İnsanların yeraltında yaşadığı kasaba: Coober Pedy
Coober Pedy'nin bazı yeraltı bölgelerine normal binaların içinden giriliyor. Bazı bölgelere de sokaklardaki tünellerden ulaşılıyor.
DUVAR - Avustralya'nın Adelaide kentinin 848 kilometre kuzeyinde, ülkenin merkezine uzanan uzun, tozlu ve ıssız bir yolun üstünde esrarengiz birkaç kum piramit bulunuyor. Etrafta ise inatçı birkaç çalı dışında hiçbir şey yok. Aynı yolda ilerledikçe bu gizemli yapıların sayısı artıyor. Gelişigüzel dağılmış bu toprak yığınları uzun zaman önce unutulmuş birer anıt gibi. Ara sıra, birinin yanından yerden çıkan beyaz bir boru görmek mümkün. Bunlar yaklaşık 2 bin 500 kişinin yaşadığı, opal taşı madenciliği yapılan Coober Pedy kasabasına ulaştığınızın ilk işaretleri.
Kum piramitlerin çoğu, onlarca yıldır yapılan madencilikten biriken atık topraklar. Ancak bazıları aynı zamanda yeraltında yaşama işaret ediyor. Coober Pedy'de nüfusun yüzde 60'ı demir açısından zengin kumtaşı ve siltaşı kayaların arasına inşa edilmiş, neredeyse tamamen gizli evlerde yaşıyor. Bazı mahallelerde, yerleşime dair tek işaret, havalandırma bacaları ve girişlerin yakınına dökülen fazla toprak.
Avustralya yerli halkları arasında 'delikteki beyaz adam' anlamına gelen Coober Pedy'de yaz mevsimi o kadar sıcak geçiyor ki kuşlar gökten düşüyor, elektronik cihazların ise buzdolabında saklanması gerekiyor.
Bu yıl dünyanın birçok yerinde görülen aşırı sıcak hava dalgalarıyla yeraltı yaşam yöntemleri yeniden değerlendiriliyor. Temmuz ayında Çin'in güneybatısındaki Chongquing şehrinde hava sıcaklıkları 10 gün boyunca 35 derecenin üzerine çıkınca 2. Dünya Savaşı sırasında inşa edilen hava saldırısı sığınakları yeniden kullanıma açıldı. Şehirde ayrıca yeraltı mağara restoranları popülerleşti. ABD'de üç aydır süren ve kaktüslerin bile baş edemediği sıcaklıklar veya Güney Avrupa'nın her tarafını saran orman yangınları yaşanırken Coober Pedy'den ve diğer örneklerden neler öğrenebiliriz?
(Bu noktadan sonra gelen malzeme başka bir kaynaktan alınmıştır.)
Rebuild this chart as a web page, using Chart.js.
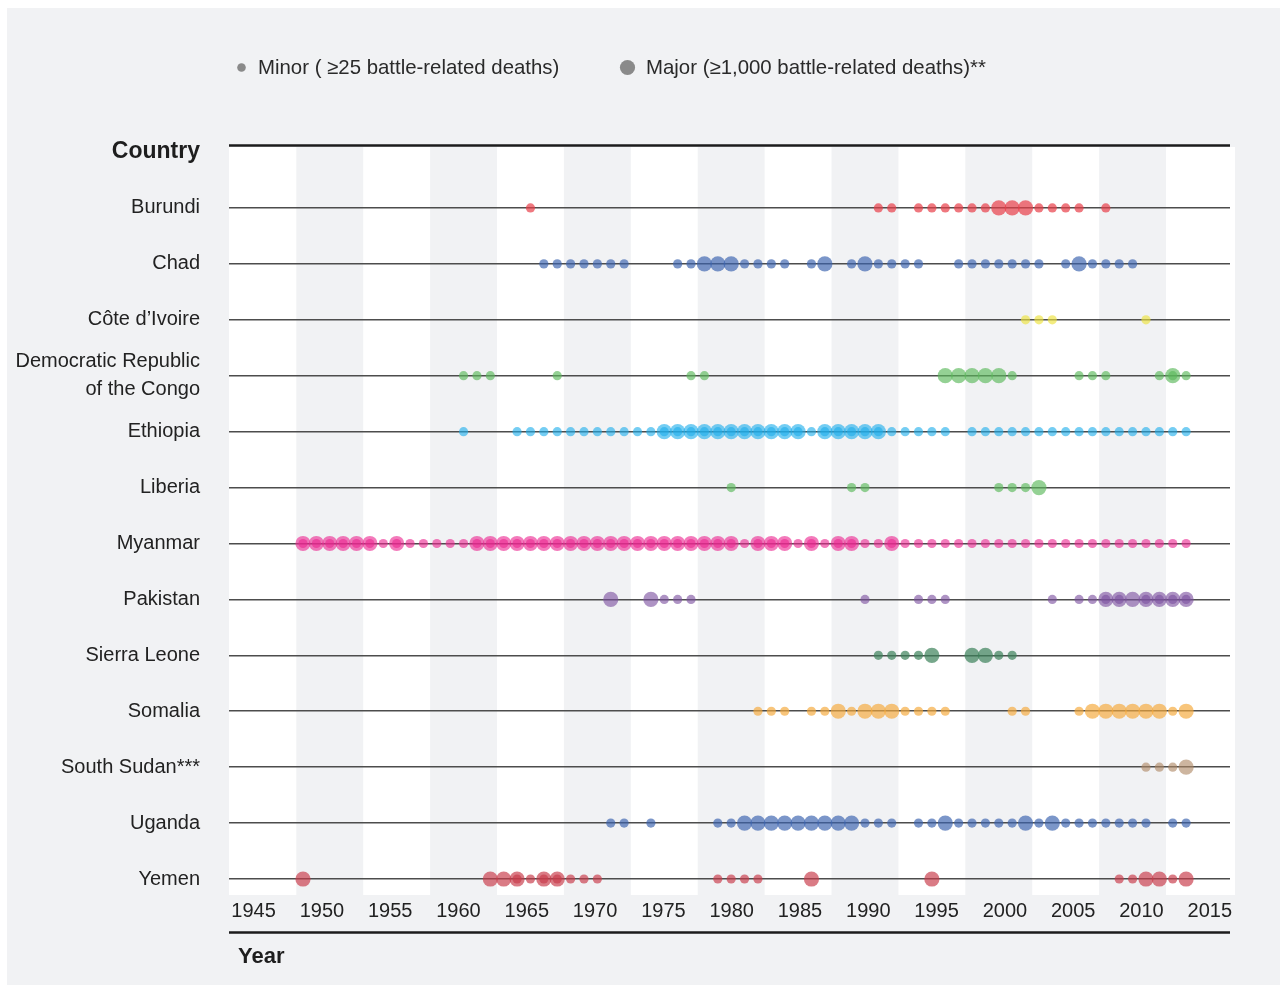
<!DOCTYPE html>
<html>
<head>
<meta charset="utf-8">
<script src="https://cdn.jsdelivr.net/npm/chart.js@4.4.1/dist/chart.umd.min.js"></script>
<style>
  html, body { margin: 0; padding: 0; background: #ffffff; }
  #card { position: absolute; left: 7px; top: 8px; width: 1273px; height: 977px; background: #f1f2f4; }
  #c { position: absolute; left: 0; top: 0; }
</style>
</head>
<body>
<div id="card"></div>
<canvas id="c" width="1282" height="986"></canvas>
<script>
// ---------------- DATA ----------------
const countries = ["Burundi", "Chad", "Côte d’Ivoire", "Democratic Republic\nof the Congo", "Ethiopia", "Liberia",
  "Myanmar", "Pakistan", "Sierra Leone", "Somalia", "South Sudan***", "Uganda", "Yemen"];

const tickYears = [1945, 1950, 1955, 1960, 1965, 1970, 1975, 1980, 1985, 1990, 1995, 2000, 2005, 2010, 2015];
const bandStartYears = [1947.5, 1957.5, 1967.5, 1977.5, 1987.5, 1997.5, 2007.5];

const burundiMajor = [2000, 2001, 2002];
const burundiMinor = [1965, 1991, 1992, 1994, 1995, 1996, 1997, 1998, 1999, 2003, 2004, 2005, 2006, 2008];

const chadMajor = [1978, 1979, 1980, 1987, 1990, 2006];
const chadMinor = [1966, 1967, 1968, 1969, 1970, 1971, 1972, 1976, 1977, 1981, 1982, 1983, 1984, 1986, 1989,
  1991, 1992, 1993, 1994, 1997, 1998, 1999, 2000, 2001, 2002, 2003, 2005, 2007, 2008, 2009, 2010];

const coteMajor = [];
const coteMinor = [2002, 2003, 2004, 2011];

const drcMajor = [1996, 1997, 1998, 1999, 2000, 2013];
const drcMinor = [1960, 1961, 1962, 1967, 1977, 1978, 2001, 2006, 2007, 2008, 2012, 2013, 2014];

const ethiopiaMajor = [1975, 1976, 1977, 1978, 1979, 1980, 1981, 1982, 1983, 1984, 1985, 1987, 1988, 1989, 1990, 1991];
const ethiopiaMinor = [1960, 1964, 1965, 1966, 1967, 1968, 1969, 1970, 1971, 1972, 1973, 1974, 1975, 1976, 1977,
  1978, 1979, 1980, 1981, 1982, 1983, 1984, 1985, 1986, 1987, 1988, 1989, 1990, 1991, 1992, 1993, 1994, 1995, 1996,
  1998, 1999, 2000, 2001, 2002, 2003, 2004, 2005, 2006, 2007, 2008, 2009, 2010, 2011, 2012, 2013, 2014];

const liberiaMajor = [2003];
const liberiaMinor = [1980, 1989, 1990, 2000, 2001, 2002];

const myanmarMajor = [1948, 1949, 1950, 1951, 1952, 1953, 1955, 1961, 1962, 1963, 1964, 1965, 1966, 1967, 1968,
  1969, 1970, 1971, 1972, 1973, 1974, 1975, 1976, 1977, 1978, 1979, 1980, 1982, 1983, 1984, 1986, 1988, 1989, 1992];
const myanmarMinor = [1948, 1949, 1950, 1951, 1952, 1953, 1954, 1955, 1956, 1957, 1958, 1959, 1960, 1961, 1962,
  1963, 1964, 1965, 1966, 1967, 1968, 1969, 1970, 1971, 1972, 1973, 1974, 1975, 1976, 1977, 1978, 1979, 1980, 1981,
  1982, 1983, 1984, 1985, 1986, 1987, 1988, 1989, 1990, 1991, 1992, 1993, 1994, 1995, 1996, 1997, 1998, 1999, 2000,
  2001, 2002, 2003, 2004, 2005, 2006, 2007, 2008, 2009, 2010, 2011, 2012, 2013, 2014];

const pakistanMajor = [1971, 1974, 2008, 2009, 2010, 2011, 2012, 2013, 2014];
const pakistanMinor = [1975, 1976, 1977, 1990, 1994, 1995, 1996, 2004, 2006, 2007, 2008, 2009, 2011, 2012, 2013, 2014];

const sierraLeoneMajor = [1995, 1998, 1999];
const sierraLeoneMinor = [1991, 1992, 1993, 1994, 2000, 2001];

const somaliaMajor = [1988, 1990, 1991, 1992, 2007, 2008, 2009, 2010, 2011, 2012, 2014];
const somaliaMinor = [1982, 1983, 1984, 1986, 1987, 1989, 1993, 1994, 1995, 1996, 2001, 2002, 2006, 2013];

const southSudanMajor = [2014];
const southSudanMinor = [2011, 2012, 2013];

const ugandaMajor = [1981, 1982, 1983, 1984, 1985, 1986, 1987, 1988, 1989, 1996, 2002, 2004];
const ugandaMinor = [1971, 1972, 1974, 1979, 1980, 1990, 1991, 1992, 1994, 1995, 1997, 1998, 1999, 2000, 2001,
  2003, 2005, 2006, 2007, 2008, 2009, 2010, 2011, 2013, 2014];

const yemenMajor = [1948, 1962, 1963, 1964, 1966, 1967, 1986, 1995, 2011, 2012, 2014];
const yemenMinor = [1964, 1965, 1966, 1967, 1968, 1969, 1970, 1979, 1980, 1981, 1982, 2009, 2010, 2013];

const majorByCountry = [burundiMajor, chadMajor, coteMajor, drcMajor, ethiopiaMajor, liberiaMajor, myanmarMajor,
  pakistanMajor, sierraLeoneMajor, somaliaMajor, southSudanMajor, ugandaMajor, yemenMajor];
const minorByCountry = [burundiMinor, chadMinor, coteMinor, drcMinor, ethiopiaMinor, liberiaMinor, myanmarMinor,
  pakistanMinor, sierraLeoneMinor, somaliaMinor, southSudanMinor, ugandaMinor, yemenMinor];

// ---------------- STYLE ----------------
const palette = [
  "rgba(232, 62, 72, 0.70)",   // Burundi
  "rgba(60, 100, 175, 0.68)",  // Chad
  "rgba(236, 226, 60, 0.65)",  // Côte d'Ivoire
  "rgba(90, 185, 90, 0.65)",   // DRC
  "rgba(30, 175, 235, 0.62)",  // Ethiopia
  "rgba(90, 185, 90, 0.65)",   // Liberia
  "rgba(235, 40, 145, 0.62)",  // Myanmar
  "rgba(125, 80, 160, 0.62)",  // Pakistan
  "rgba(60, 130, 90, 0.70)",   // Sierra Leone
  "rgba(245, 170, 60, 0.68)",  // Somalia
  "rgba(175, 135, 100, 0.62)", // South Sudan
  "rgba(60, 100, 175, 0.68)",  // Uganda
  "rgba(200, 60, 75, 0.68)"    // Yemen
];
const FONT = "'Liberation Sans', Arial, Helvetica, sans-serif";
const MINOR_R = 4.6, MAJOR_R = 7.6;

// Minor dots first in the list so they are drawn on top of major dots
const datasets = [];
minorByCountry.forEach((yrs, i) => {
  datasets.push({
    label: countries[i] + " minor",
    data: yrs.map(y => ({ x: y, y: i })),
    backgroundColor: palette[i], borderWidth: 0,
    pointRadius: MINOR_R, pointHoverRadius: MINOR_R, pointBorderWidth: 0
  });
});
majorByCountry.forEach((yrs, i) => {
  datasets.push({
    label: countries[i] + " major",
    data: yrs.map(y => ({ x: y, y: i })),
    backgroundColor: palette[i], borderWidth: 0,
    pointRadius: MAJOR_R, pointHoverRadius: MAJOR_R, pointBorderWidth: 0
  });
});

const decor = {
  id: "decor",
  beforeDraw(chart) {
    const { ctx, chartArea: a, scales } = chart;
    const xs = scales.x;
    ctx.save();
    ctx.fillStyle = "#ffffff";
    ctx.fillRect(a.left, a.top, a.right - a.left + 5, a.bottom - a.top);
    ctx.fillStyle = "#f1f2f4";
    bandStartYears.forEach(s => {
      const x0 = xs.getPixelForValue(s), x1 = xs.getPixelForValue(s + 5);
      ctx.fillRect(x0, a.top, x1 - x0, a.bottom - a.top);
    });
    ctx.restore();
  },
  afterDraw(chart) {
    const { ctx, chartArea: a } = chart;
    ctx.save();
    // heavy rules
    ctx.strokeStyle = "#1c1c1c";
    ctx.lineWidth = 2.6;
    ctx.beginPath();
    ctx.moveTo(a.left, a.top - 1.5); ctx.lineTo(a.right, a.top - 1.5);
    ctx.moveTo(a.left, 932.5); ctx.lineTo(a.right, 932.5);
    ctx.stroke();
    // titles
    ctx.fillStyle = "#1e1e1e";
    ctx.font = "bold 23px " + FONT;
    ctx.textAlign = "right"; ctx.textBaseline = "alphabetic";
    ctx.fillText("Country", 200, 158);
    ctx.font = "bold 22px " + FONT;
    ctx.textAlign = "left";
    ctx.fillText("Year", 238, 963);
    // legend
    ctx.fillStyle = "#8a8a8a";
    ctx.beginPath(); ctx.arc(241.5, 67.5, 4.3, 0, Math.PI * 2); ctx.fill();
    ctx.beginPath(); ctx.arc(627.5, 67.5, 7.6, 0, Math.PI * 2); ctx.fill();
    ctx.fillStyle = "#2a2a2a";
    ctx.font = "20.4px " + FONT;
    ctx.textBaseline = "middle";
    ctx.fillText("Minor ( ≥25 battle-related deaths)", 258, 68);
    ctx.fillText("Major (≥1,000 battle-related deaths)**", 646, 68);
    ctx.restore();
  }
};

new Chart(document.getElementById("c"), {
  type: "scatter",
  data: { datasets },
  options: {
    responsive: false,
    animation: false,
    events: [],
    layout: { padding: { top: 147, right: 52, bottom: 0, left: 0 } },
    plugins: { legend: { display: false }, tooltip: { enabled: false } },
    scales: {
      x: {
        type: "linear", display: false, min: 1942.47, max: 2017.28
      },
      xl: {
        type: "linear", position: "bottom", axis: "x", min: 1943.2, max: 2016.48,
        grid: { display: false, drawTicks: false },
        border: { display: false },
        afterBuildTicks(s) { s.ticks = tickYears.map(v => ({ value: v })); },
        afterFit(s) { s.height = 91; },
        ticks: {
          padding: 4, color: "#222", maxRotation: 0, autoSkip: false,
          font: { family: FONT, size: 20 },
          callback: v => String(v)
        }
      },
      y: {
        type: "linear", reverse: true, min: -1.09, max: 12.286,
        grid: { color: "#4d4d4d", lineWidth: 1.5, drawTicks: false },
        border: { display: false },
        afterBuildTicks(s) { s.ticks = countries.map((_, i) => ({ value: i })); },
        afterFit(s) { s.width = 229; },
        ticks: {
          padding: 29, color: "#222", autoSkip: false,
          font: { family: FONT, size: 20, lineHeight: 1.4 },
          callback: v => countries[v].split("\n")
        }
      }
    }
  },
  plugins: [decor]
});
</script>
</body>
</html>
Coober Pedy, dünyanın ilk veya en büyük yeraltı yerleşimi değil. İnsanlar binlerce yıldır zorlu iklim koşullarıyla başa çıkmak için yerin altına çekiliyorlar. İki milyon yıl önce Güney Afrika'da bir mağarada kullandıkları aletleri geride bırakan atalarımızdan tutun, 176 bin önceki buz çağında Fransa'daki bir mağarada nedeni anlaşılmayan dikit yığınları yaratan Neandertaller'e kadar bu gelenek uzanıyor. Güneydoğu Senegal'de şempanzelerin bile aşırı sıcaklarla başa çıkmak için mağaraları tercih ettiği görülüyor.
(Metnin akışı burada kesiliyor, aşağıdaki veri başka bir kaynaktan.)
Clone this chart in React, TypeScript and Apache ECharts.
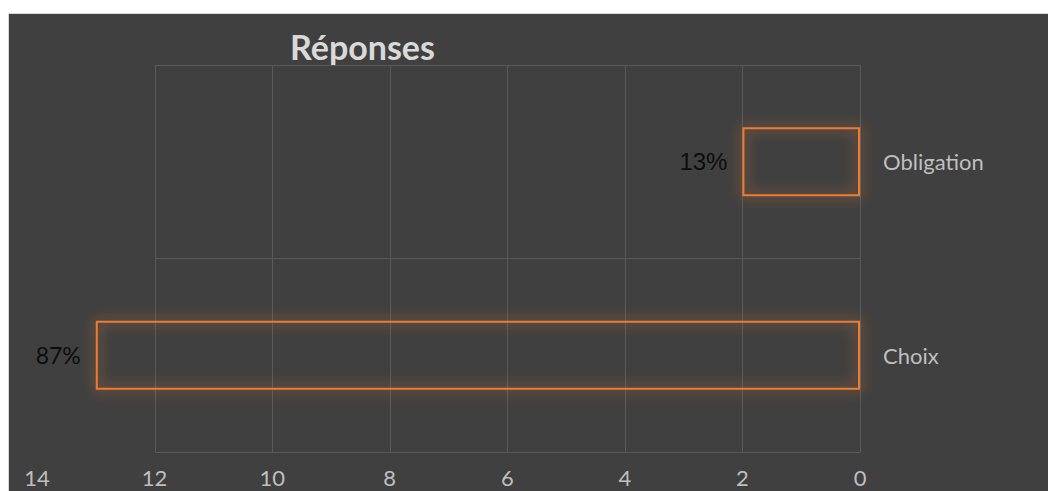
import React, { useEffect, useRef } from "react";
import * as echarts from "echarts";

const categories = ["Choix", "Obligation"];
const values = [13, 2];
const labelFonts = ["Lato", "Liberation Sans"];
const labelSizes = [23, 24];
const xMax = 14;
const xInterval = 2;
const gridMax = 12;
const titleText = "Réponses";

export default function App() {
  const ref = useRef<HTMLDivElement>(null);
  useEffect(() => {
    if (!ref.current) return;
    const chart = echarts.init(ref.current, null, { renderer: "svg" });
    const total = values.reduce((a, b) => a + b, 0);
    const gridColor = "#5a5a5a";
    const labelColor = "#bfbfbf";
    chart.setOption({
      animation: false,
      backgroundColor: "#404040",
      textStyle: { fontFamily: "Lato" },
      graphic: [
        {
          type: "text",
          x: 353.5,
          y: 32,
          style: {
            text: titleText,
            fontSize: 34,
            fontWeight: "bold",
            fontFamily: "Lato",
            fill: "#d9d9d9",
            textAlign: "center",
            textVerticalAlign: "middle",
          },
        },
      ],
      grid: [
        { left: 28, right: 188, top: 51, bottom: 39 },
        { left: 146, right: 188, top: 51, bottom: 39 },
      ],
      xAxis: [
        {
          gridIndex: 0,
          type: "value",
          min: 0,
          max: xMax,
          interval: xInterval,
          inverse: true,
          axisLine: { show: false },
          axisTick: { show: false },
          splitLine: { show: false },
          axisLabel: { color: labelColor, fontSize: 22, fontFamily: "Lato", margin: 14 },
        },
        {
          gridIndex: 1,
          type: "value",
          min: 0,
          max: gridMax,
          interval: xInterval,
          inverse: true,
          axisLine: { show: false },
          axisTick: { show: false },
          axisLabel: { show: false },
          splitLine: { show: true, lineStyle: { color: gridColor, width: 1 } },
        },
      ],
      yAxis: [
        {
          gridIndex: 0,
          type: "category",
          data: categories,
          position: "right",
          axisLine: { show: true, onZero: false, lineStyle: { color: gridColor } },
          axisTick: { show: false },
          splitLine: { show: false },
          axisLabel: { color: labelColor, fontSize: 22, fontFamily: "Lato", margin: 23, align: "left" },
        },
        {
          gridIndex: 1,
          type: "category",
          data: categories,
          position: "right",
          axisLine: { show: false },
          axisTick: { show: false },
          axisLabel: { show: false },
          splitLine: { show: true, lineStyle: { color: gridColor, width: 1 } },
        },
      ],
      series: [
        {
          type: "bar",
          xAxisIndex: 0,
          yAxisIndex: 0,
          barWidth: 69,
          data: values.map((v, i) => ({
            value: v,
            label: { fontFamily: labelFonts[i], fontSize: labelSizes[i] },
          })),
          itemStyle: {
            color: "rgba(64,64,64,0)",
            borderColor: "#ED7D31",
            borderWidth: 2,
            shadowBlur: 14,
            shadowColor: "#ED7D31",
          },
          label: {
            show: true,
            position: "left",
            distance: 15,
            color: "#0d0d0d",
            formatter: (p: any) => Math.round((p.value / total) * 100) + "%",
          },
        },
      ],
    });
    return () => chart.dispose();
  }, []);
  return (
    <div
      style={{
        position: "fixed",
        left: 8,
        top: 13,
        width: 1040,
        height: 478,
        boxSizing: "border-box",
        borderLeft: "1px solid #d9d9d9",
        borderTop: "1px solid #d9d9d9",
        background: "#404040",
      }}
    >
      <div ref={ref} style={{ width: 1039, height: 477 }} />
    </div>
  );
}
Kapadokya da yeraltı yaşamın önemli bir örneği. Ünlü peribacalarının 85 metre kadar altında, binlerce yıl boyunca kullanılmış dev bir yeraltı şehri yatıyor. Bugün Derinkuyu olarak bilinen ve yüzyıllar boyunca saklı kalan antik şehir birçok kat şeklinde inşa edilmişti ve 20 bin kişiyi aylarca gözlerden gizleyebilecek kapasitedeydi. Söylentilere göre Derinkuyu'nun 1963'te yeniden keşfi bir bölge sakininin sürekli tavuklarını kaybetmesiyle gerçekleşti.
Evinin bodrum katında tavuklarını arayan bir adam, kazara açtığı bir delikten kaybolduklarını fark edince onları takip etmeye karar verdi. Adam, labirent gibi uzanan, uzun koridorlardan oluşan dik bir yeraltı yolu keşfetmişti. Bu, bugün bazı evlerde bulunan ve yeraltı şehre açılan 600'den fazla girişten ilkiydi.